Obviously, there are important differences that we need to face and acknowledge. There’s a major conceptual gulf between believing in a supreme being and not believing in one. As an atheist, I don’t regard the Bible or the ideas about Jesus being the Son of God as anything more than a collection of folkloric tales and recollections distorted through the passage of time. Most Christians believe some spiritual or miraculous experiences and concepts to be real when atheists regard them as beyond rational possibility. Some aspects of religious practice are challenging and occasionally offensive to me – such as the link between church and state and the belief that any one religion could be more valid than any other or imposed on others.
But, I can still value the core of religious ideas as humanistic and genuine. The rituals and rules of religion – the places of worship, symbols, prayer ceremonies, rules about food, marriage and clothing – are to me entirely human constructs, handed down through generations. Again, that is something that I can accept and embrace – provided I’m not expected to give these things undue meaning or reverence. I also feel we should be able to challenge these things at times – because they are human and not divine in origin.

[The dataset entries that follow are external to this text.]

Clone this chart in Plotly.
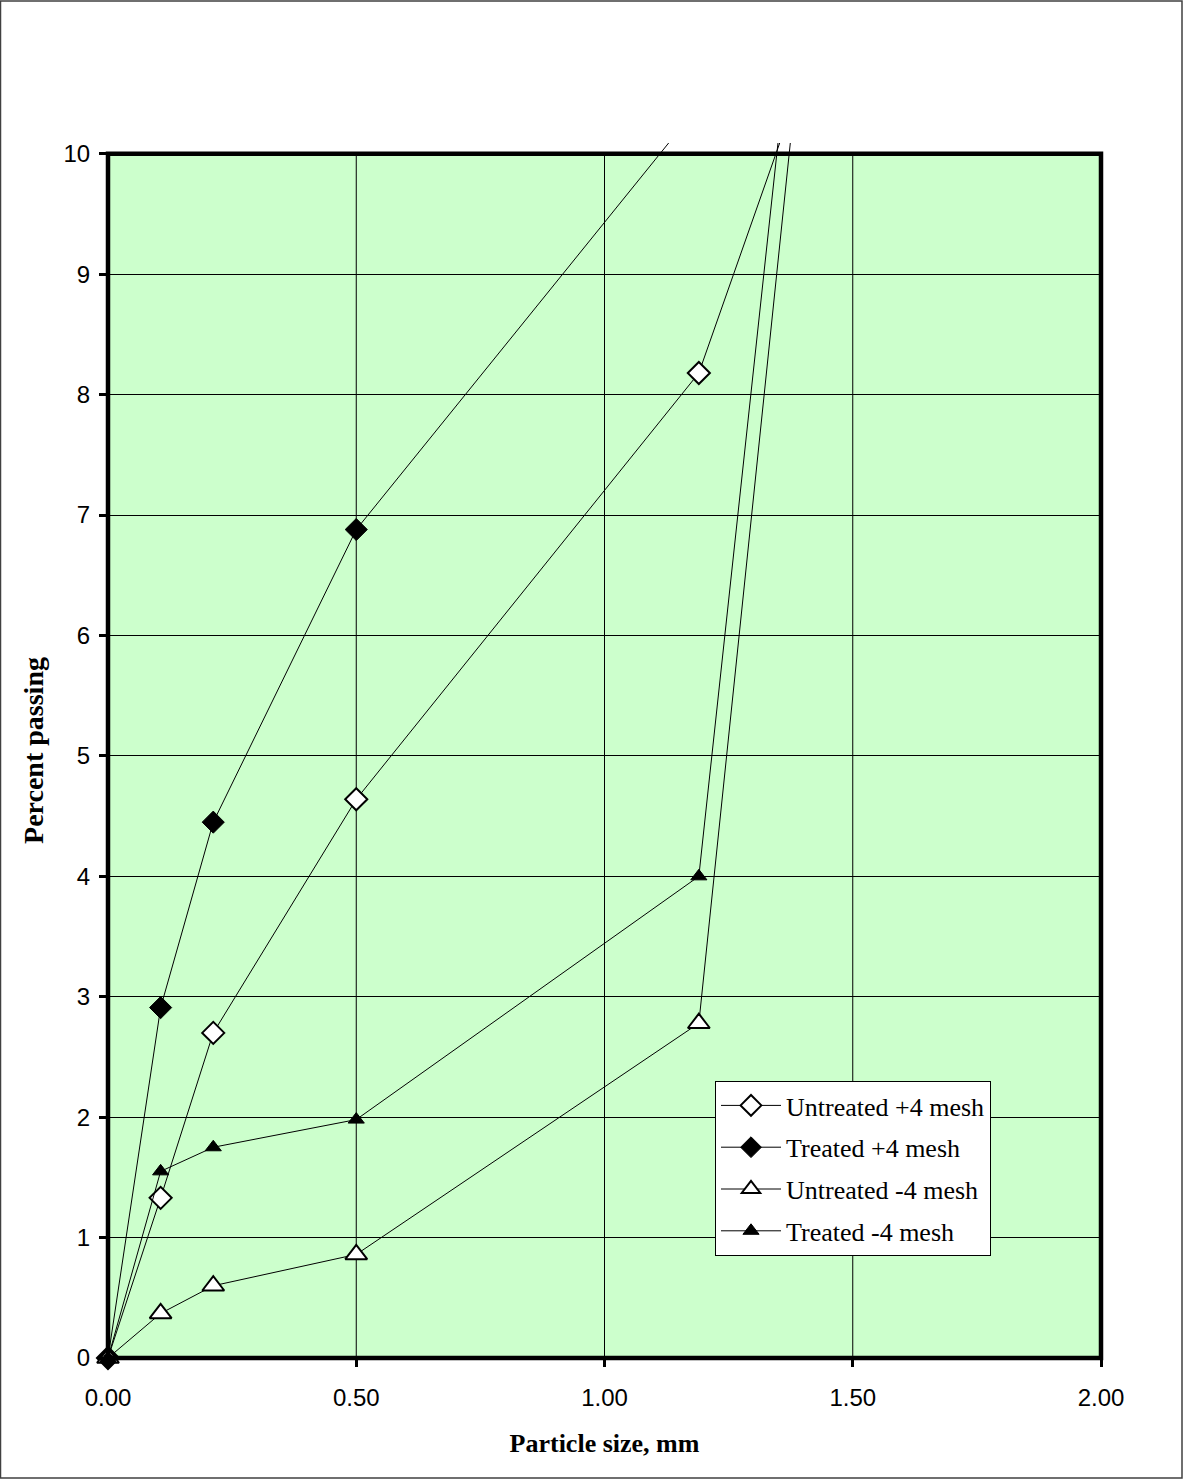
import plotly.graph_objects as go

# Data (particle size in mm, percent passing)
x_pts = [0.0, 0.106, 0.212, 0.5, 1.19, 2.36]
untreated_p4 = [0.0, 1.33, 2.70, 4.64, 8.18, 21.9]
treated_p4_x = [0.0, 0.106, 0.212, 0.5, 1.19]
treated_p4 = [0.0, 2.91, 4.45, 6.88, 10.4]
untreated_m4 = [0.0, 0.37, 0.60, 0.86, 2.78, 49.2]
treated_m4 = [0.0, 1.55, 1.75, 1.98, 4.00, 48.7]

x_ticks = [0, 0.5, 1.0, 1.5, 2.0]
x_ticklabels = ["0.00", "0.50", "1.00", "1.50", "2.00"]
y_ticks = list(range(0, 11))

Y_TOP = 10.09

fig = go.Figure()

common = dict(mode="lines+markers", line=dict(color="black", width=1), cliponaxis=False)

fig.add_trace(go.Scatter(x=x_pts, y=untreated_p4, name="Untreated +4 mesh", legendgroup="a",
                         marker=dict(symbol="diamond", size=17, color="white",
                                     line=dict(color="black", width=2)), **common))
fig.add_trace(go.Scatter(x=treated_p4_x, y=treated_p4, name="Treated +4 mesh", legendgroup="b",
                         marker=dict(symbol="diamond", size=17, color="black",
                                     line=dict(color="black", width=1)), **common))
fig.add_trace(go.Scatter(x=x_pts, y=untreated_m4, name="Untreated -4 mesh", legendgroup="c",
                         marker=dict(symbol="triangle-up", size=19, color="white",
                                     line=dict(color="black", width=2)), **common))
fig.add_trace(go.Scatter(x=x_pts, y=treated_m4, name="Treated -4 mesh", legendgroup="d",
                         marker=dict(symbol="triangle-up", size=14, color="black",
                                     line=dict(color="black", width=1)), **common))

shapes = []
# plot area background
shapes.append(dict(type="rect", xref="x", yref="y", x0=0, x1=2, y0=0, y1=10,
                   fillcolor="#CCFFCC", line=dict(width=0), layer="below"))
# vertical gridlines
for xv in x_ticks[1:-1]:
    shapes.append(dict(type="line", xref="x", yref="y", x0=xv, x1=xv, y0=0, y1=10,
                       line=dict(color="black", width=1), layer="below"))
# plot border (paper coords so it isn't clipped)
shapes.append(dict(type="rect", xref="paper", yref="paper", x0=0, x1=1, y0=0, y1=10 / Y_TOP,
                   line=dict(color="black", width=4.5), fillcolor="rgba(0,0,0,0)", layer="above"))
# outer figure border
shapes.append(dict(type="rect", xref="paper", yref="paper", x0=-107.5/993, x1=1+81/993,
                   y0=-120/1215, y1=1+142/1215,
                   line=dict(color="#404040", width=1.5), fillcolor="rgba(0,0,0,0)"))

fig.update_layout(
    width=1183, height=1479,
    margin=dict(l=108, r=82, t=143, b=121),
    paper_bgcolor="white", plot_bgcolor="white",
    shapes=shapes,
    showlegend=True,
    legend=dict(x=(715-108)/993, y=(1358-1081)/1215, xanchor="left", yanchor="top",
                bgcolor="white", bordercolor="black", borderwidth=1,
                font=dict(family="Liberation Serif, Times New Roman, serif", size=26, color="black"),
                tracegroupgap=5, itemwidth=60),
    xaxis=dict(range=[0, 2], tickvals=x_ticks, ticktext=x_ticklabels,
               showgrid=False, zeroline=False, showline=False,
               ticks="outside", ticklen=8, tickwidth=3, tickcolor="black",
               ticklabelstandoff=10,
               tickfont=dict(family="Liberation Sans, Arial, sans-serif", size=24, color="black"),
               title=dict(text="<b>Particle size, mm</b>", standoff=24,
                          font=dict(family="Liberation Serif, Times New Roman, serif", size=26, color="black"))),
    yaxis=dict(range=[0, Y_TOP], tickvals=y_ticks,
               showgrid=True, gridcolor="black", gridwidth=1, zeroline=False, showline=False,
               ticks="outside", ticklen=8, tickwidth=3, tickcolor="black",
               ticklabelstandoff=4,
               tickfont=dict(family="Liberation Sans, Arial, sans-serif", size=24, color="black"),
               title=dict(text="<b>Percent passing</b>", standoff=11,
                          font=dict(family="Liberation Serif, Times New Roman, serif", size=28, color="black"))),
)

fig.write_html("out.html")
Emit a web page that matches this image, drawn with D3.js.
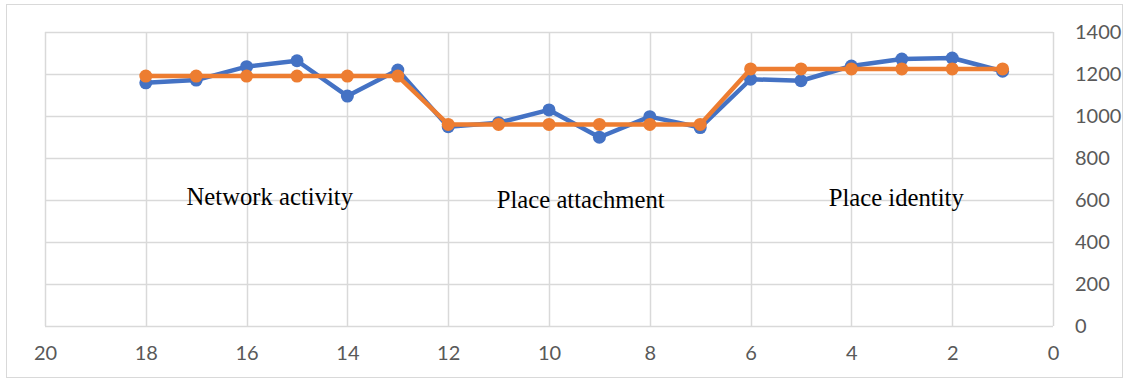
<!DOCTYPE html>
<meta charset="utf-8">
<script src="https://cdn.jsdelivr.net/npm/d3@7"></script>
<style>
  body { margin: 0; background: #fff; }
  .note { font-family: "Liberation Serif", "Times New Roman", serif; font-size: 24.7px; fill: #000; }
</style>
<body>
<script>
// item positions (x) and the two series
var positions = [18, 17, 16, 15, 14, 13, 12, 11, 10, 9, 8, 7, 6, 5, 4, 3, 2, 1];
var observed = [1158, 1171, 1235, 1263, 1095, 1219, 949, 968, 1029, 899, 997, 945, 1175, 1168, 1238, 1271, 1276, 1213];
var groupMean = [1190, 1190, 1190, 1190, 1190, 1190, 960, 960, 960, 960, 960, 960, 1224, 1224, 1224, 1224, 1224, 1224];
var xTicks = [20, 18, 16, 14, 12, 10, 8, 6, 4, 2, 0];
var yTicks = [0, 200, 400, 600, 800, 1000, 1200, 1400];
var notes = [
  {label: "Network activity", x: 15.54, y: 576},
  {label: "Place attachment", x: 9.37, y: 562},
  {label: "Place identity", x: 3.11, y: 571}
];

var width = 1129, height = 380;
var margin = {top: 32, right: 76, bottom: 54, left: 45};

var svg = d3.select("body").append("svg")
    .attr("width", width)
    .attr("height", height);

// chart frame
svg.append("rect")
    .attr("x", 6.5).attr("y", 4.5)
    .attr("width", width - 13).attr("height", height - 7)
    .attr("fill", "none").attr("stroke", "#d9d9d9");

var x = d3.scaleLinear().domain([20, 0]).range([margin.left, width - margin.right]);
var y = d3.scaleLinear().domain([0, 1400]).range([height - margin.bottom, margin.top]);

// grid lines
svg.append("g").selectAll("line").data(xTicks).enter().append("line")
    .attr("x1", function(d){ return Math.round(x(d)) + 0.5; })
    .attr("x2", function(d){ return Math.round(x(d)) + 0.5; })
    .attr("y1", y(0)).attr("y2", y(1400))
    .attr("stroke", "#d9d9d9").attr("stroke-width", 1.5);
svg.append("g").selectAll("line").data(yTicks).enter().append("line")
    .attr("y1", function(d){ return Math.round(y(d)) + 0.5; })
    .attr("y2", function(d){ return Math.round(y(d)) + 0.5; })
    .attr("x1", x(20)).attr("x2", x(0))
    .attr("stroke", "#d9d9d9").attr("stroke-width", 1.5);

// axes (labels only, Excel-like)
function styleAxis(g) {
    g.select(".domain").remove();
    g.attr("font-family", "Lato, 'Open Sans', sans-serif").attr("font-size", 20);
    g.selectAll("text").attr("fill", "#595959");
}

svg.append("g")
    .attr("transform", "translate(0," + y(0) + ")")
    .call(d3.axisBottom(x).tickValues(xTicks).tickFormat(d3.format("d")).tickSize(0).tickPadding(20))
    .call(styleAxis);

svg.append("g")
    .attr("transform", "translate(" + x(0) + ",0)")
    .call(d3.axisRight(y).tickValues(yTicks).tickFormat(d3.format("d")).tickSize(0).tickPadding(22))
    .call(styleAxis);

// annotations
svg.selectAll(".note").data(notes).enter().append("text")
    .attr("class", "note")
    .attr("x", function(d){ return x(d.x); })
    .attr("y", function(d){ return y(d.y); })
    .attr("text-anchor", "middle")
    .text(function(d){ return d.label; });

function drawSeries(values, color) {
    var pts = positions.map(function(p, i){ return [p, values[i]]; });
    var line = d3.line().x(function(d){ return x(d[0]); }).y(function(d){ return y(d[1]); });
    svg.append("path").datum(pts)
        .attr("d", line)
        .attr("fill", "none")
        .attr("stroke", color)
        .attr("stroke-width", 4.5)
        .attr("stroke-linejoin", "round");
    svg.append("g").selectAll("circle").data(pts).enter().append("circle")
        .attr("cx", function(d){ return x(d[0]); })
        .attr("cy", function(d){ return y(d[1]); })
        .attr("r", 6.5)
        .attr("fill", color);
}

drawSeries(observed, "#4472c4");
drawSeries(groupMean, "#ed7d31");
</script>
</body>
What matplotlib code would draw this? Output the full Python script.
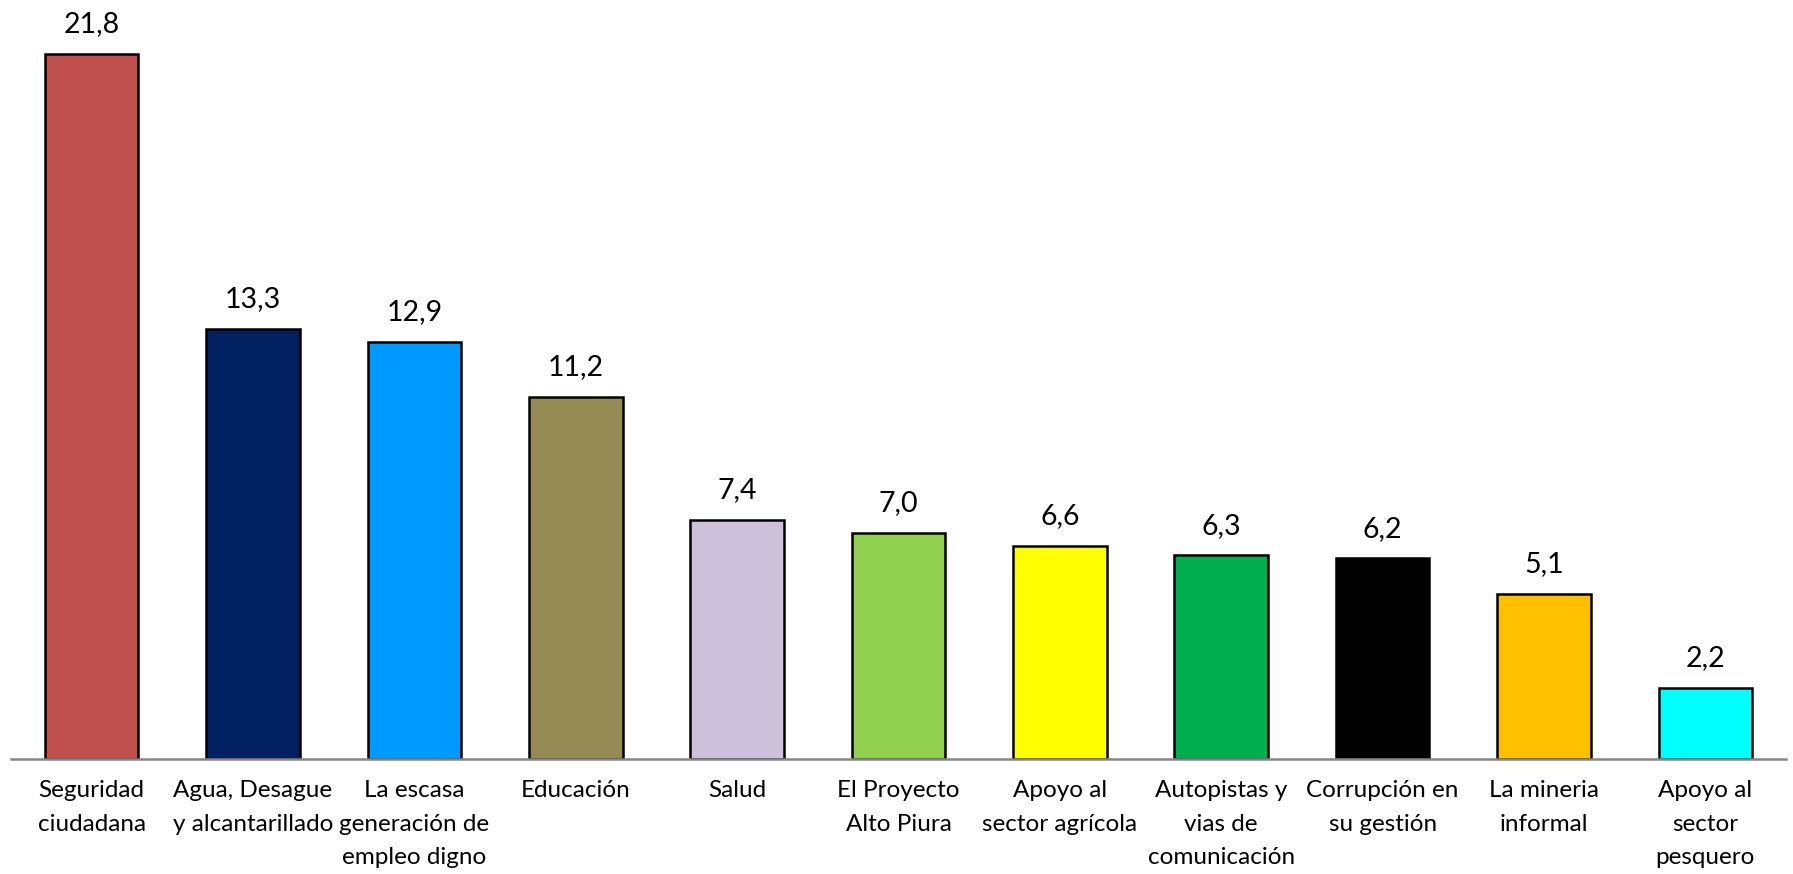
import matplotlib
matplotlib.use("Agg")
import matplotlib.pyplot as plt

categorias = ["Seguridad\nciudadana", "Agua, Desague\ny alcantarillado",
              "La escasa\ngeneración de\nempleo digno", "Educación", "Salud",
              "El Proyecto\nAlto Piura", "Apoyo al\nsector agrícola",
              "Autopistas y\nvias de\ncomunicación", "Corrupción en\nsu gestión",
              "La mineria\ninformal", "Apoyo al\nsector\npesquero"]
valores = [21.8, 13.3, 12.9, 11.2, 7.4, 7.0, 6.6, 6.3, 6.2, 5.1, 2.2]
colores = ["#C0504D", "#002060", "#0099FF", "#948A54", "#CCC0DA", "#92D050",
           "#FFFF00", "#00B050", "#000000", "#FFC000", "#00FFFF"]

plt.rcParams['font.family'] = ['Lato', 'DejaVu Sans']

fig = plt.figure(figsize=(17.93, 8.74), dpi=100)
ax = fig.add_axes([11 / 1793, (874 - 759) / 874, 1775 / 1793, 759 / 874])

x = range(len(valores))
bars = ax.bar(x, valores, width=0.58, color=colores, edgecolor="black", linewidth=1.8)

for b, v in zip(bars, valores):
    ax.annotate(f"{v:.1f}".replace(".", ","), (b.get_x() + b.get_width() / 2, v),
                xytext=(0, 12), textcoords="offset points", ha="center", va="bottom",
                fontsize=20.5)

# category labels drawn as text so the line spacing can be controlled
for xi, lab in zip(x, categorias):
    ax.annotate(lab, (xi, 0), xycoords=("data", "axes fraction"),
                xytext=(0, -15), textcoords="offset points", ha="center", va="top",
                fontsize=17.5, linespacing=1.75, annotation_clip=False)

ax.set_xlim(-0.5, len(valores) - 0.5)
ax.set_ylim(0, 23.47)
ax.set_xticks([])
ax.set_yticks([])
for s in ["top", "right", "left"]:
    ax.spines[s].set_visible(False)
ax.spines["bottom"].set_color("#868686")
ax.spines["bottom"].set_linewidth(1.8)

fig.savefig("out.png", dpi=100)
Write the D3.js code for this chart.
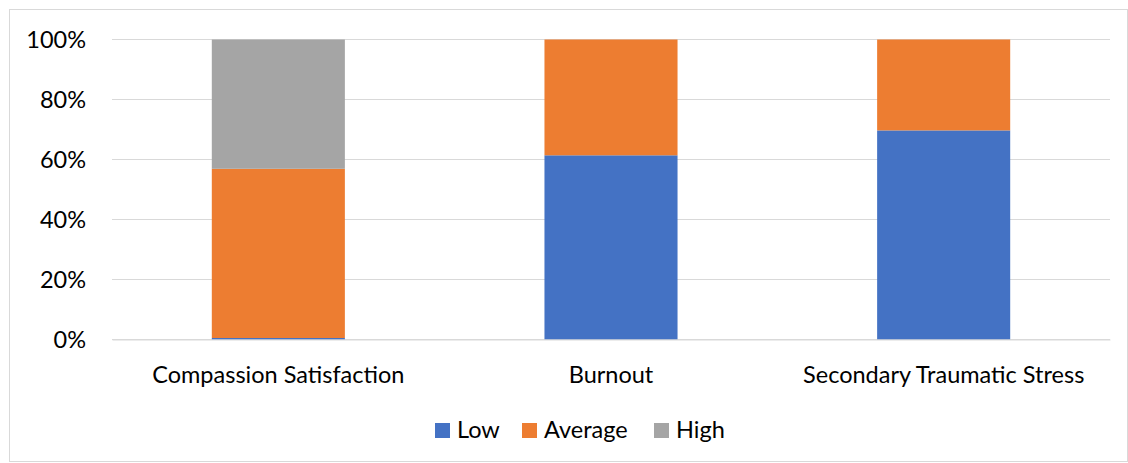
<!DOCTYPE html>
<html>
<head>
<meta charset="utf-8">
<script src="https://cdn.jsdelivr.net/npm/d3@7"></script>
<style>
  body { margin: 0; background: #fff; }
  text { font-family: Lato, "Open Sans", sans-serif; fill: #000; }
</style>
</head>
<body>
<div id="chart"></div>
<script>
// Chart data
var categories = ["Compassion Satisfaction", "Burnout", "Secondary Traumatic Stress"];
var seriesNames = ["Low", "Average", "High"];
var lowValues = [0.5, 61.4, 69.7];
var averageValues = [56.4, 38.6, 30.3];
var highValues = [43.1, 0, 0];
var yTicks = [0, 20, 40, 60, 80, 100];
var colors = ["#4472C4", "#ED7D31", "#A5A5A5"];

var W = 1128, H = 463;
var margin = {top: 39.5, right: 18, bottom: 123.5, left: 112};
var width = W - margin.left - margin.right,
    height = H - margin.top - margin.bottom;
var fontSize = "23.5px";

var svg = d3.select("#chart").append("svg")
    .attr("width", W)
    .attr("height", H);

// outer border
svg.append("rect")
    .attr("x", 9.5).attr("y", 9.5)
    .attr("width", W - 10).attr("height", H - 11)
    .attr("fill", "none")
    .attr("stroke", "#d9d9d9");

var g = svg.append("g")
    .attr("transform", "translate(" + margin.left + "," + margin.top + ")");

// Scales
var x = d3.scaleBand()
    .domain(categories)
    .range([0, width])
    .paddingInner(0.6)
    .paddingOuter(0.3);

var y = d3.scaleLinear()
    .domain([0, 100])
    .range([height, 0]);

// Gridlines
g.append("g")
  .selectAll("line")
  .data(yTicks)
  .enter().append("line")
    .attr("x1", 0).attr("x2", width)
    .attr("y1", function(d) { return y(d); })
    .attr("y2", function(d) { return y(d); })
    .attr("stroke", "#d9d9d9")
    .attr("stroke-width", 1.2);

// Y axis labels
var yAxis = d3.axisLeft(y)
    .tickValues(yTicks)
    .tickSize(0)
    .tickPadding(26)
    .tickFormat(function(d) { return d + "%"; });

g.append("g")
    .attr("class", "axis y-axis")
    .call(yAxis)
    .call(function(a) { a.select(".domain").remove(); })
    .selectAll("text")
    .style("font-size", fontSize);

// Stacked bars
var rows = categories.map(function(c, i) {
  return {cat: c, Low: lowValues[i], Average: averageValues[i], High: highValues[i]};
});
var stacked = d3.stack().keys(seriesNames)(rows);

g.selectAll(".series")
  .data(stacked)
  .enter().append("g")
    .attr("class", "series")
    .attr("fill", function(d, i) { return colors[i]; })
  .selectAll("rect")
  .data(function(d) { return d; })
  .enter().append("rect")
    .attr("x", function(d) { return x(d.data.cat); })
    .attr("width", x.bandwidth())
    .attr("y", function(d) { return y(d[1]); })
    .attr("height", function(d) { return y(d[0]) - y(d[1]); });

// X axis
var xAxis = d3.axisBottom(x).tickSize(0).tickPadding(26.5);
g.append("g")
    .attr("class", "axis x-axis")
    .attr("transform", "translate(0," + height + ")")
    .call(xAxis)
    .call(function(a) { a.select(".domain").attr("stroke", "#d9d9d9").attr("stroke-width", 1.2); })
    .selectAll("text")
    .style("font-size", fontSize);

// Legend
var legendX = [435, 522, 654];
var legend = svg.append("g").attr("class", "legend");
seriesNames.forEach(function(name, i) {
  legend.append("rect")
    .attr("x", legendX[i]).attr("y", 423)
    .attr("width", 15).attr("height", 15)
    .attr("fill", colors[i]);
  legend.append("text")
    .attr("x", legendX[i] + 22).attr("y", 438)
    .style("font-size", fontSize)
    .text(name);
});
</script>
</body>
</html>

At Christmas time, I can go one stage further. The Christmas story has been passed on for centuries – a true story for Christians with deep significance. But, as an atheist, I can still appreciate the value in celebrating a human life with a story about forgiveness, suffering, peace and hope. Not only that, but I’d argue that since for centuries, English culture has been filtered or carried by Christian institutions and rituals, they are a genuine part of my cultural heritage whether I like it or not. I don’t have to believe the Jesus story to appreciate the significance of the underlying human themes. Of course, in my family, Christmas is all about Santa, turkey, Rudolph and the tree; but when I take part in the Nine Lessons and Carols service at Chelmsford Cathedral I don’t feel like a fraud; it’s a story that we’ve all grown up with and the moral messages are common to us all. I actually feel that it’s my story too; even though I don’t believe it is literally or historically true, it’s part of my culture.
More routinely, I love singing hymns; in my view there is no decent secular equivalent that allows 1000 people of all ages to sing together with the combination of solemnity, joy and meaning that hymns offer. I catch students of all faiths and no faith, joining in the hymns each week – Jerusalem, I Vow to Thee My Country and Oh Come All Ye Faithful are sung with conviction by the whole community at different events. In many ways, our Christian traditions are the best we’ve got for bringing our community together, even when practising Christians are in a minority.
For me, hymns symbolise the possibility for atheists and people of faith to co-exist, singing as one. We differ in our perspectives and interpretations, but fundamentally we are all just people trying to make sense of life, to live it in the best way we can as human beings sharing our one extraordinary planet.